We have received a lot of questions  over the past three years, but one question has been asked by email and in the comment section multiple times. Veterans want to know “How do I become a Veteran Service Officer?”

The process is not difficult at all. In fact, there are actually only two absolute requirements to becoming a Veteran Service Officer (VSO). The first is to pass a background check, and the second is to pass a VSO exam. These are the only two things that are required in order to become an accredited VSO. However, nothing is ever as easy as that.
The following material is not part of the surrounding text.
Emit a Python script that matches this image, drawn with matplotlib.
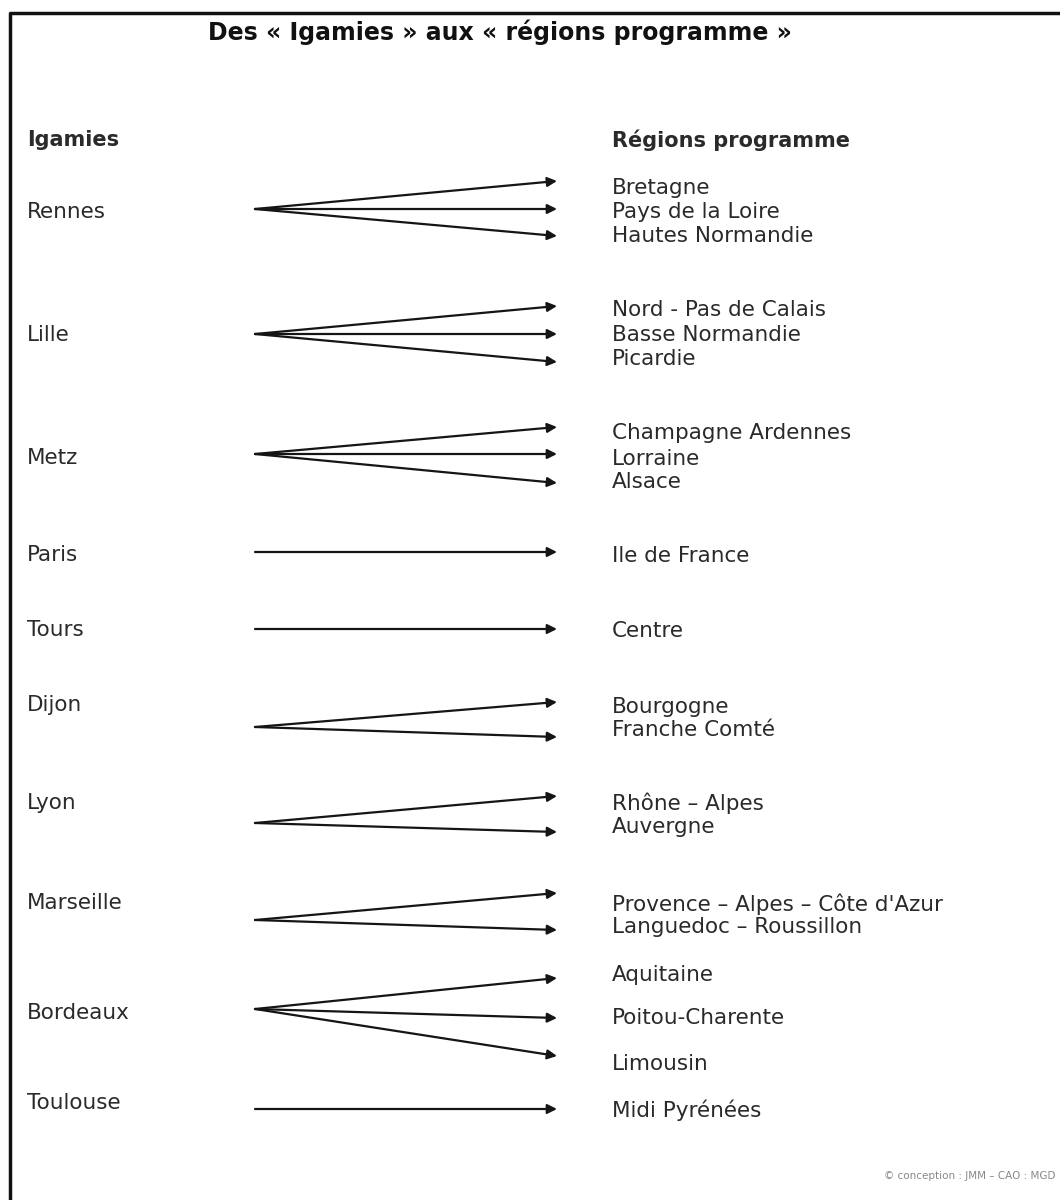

In a nutshell, VSOs train VSOs. In order to become a VSO, you have to have someone who will vouch for you and allow you to work under them. Veteran Service Officers are not lawyers and cannot have veterans sign Powers of Attorney (POA) to the VSO. Veteran service Offices work in partnership with Veteran Serving Organizations such as the VFW, American Legion, and Disabled American Veterans. When a VSO is accredited, they are accredited with the VA, and fall under the ‘umbrella’ of one or more of these organizations. Therefore, when a veteran signs a VA Form 21-22 appointing the VSO as a representative, it is covered under the approval of the veteran serving organization.

All that being said means that becoming a VSO will take a little time. How much depends on each individual. There has to be a training period of reading the manual of regulations. Thankfully, there is a manual put out by the National Veterans Legal Services Program (NVLSP) which takes CFR 38 (the federal code for veteran disabilities) and puts it into easier to understand terms.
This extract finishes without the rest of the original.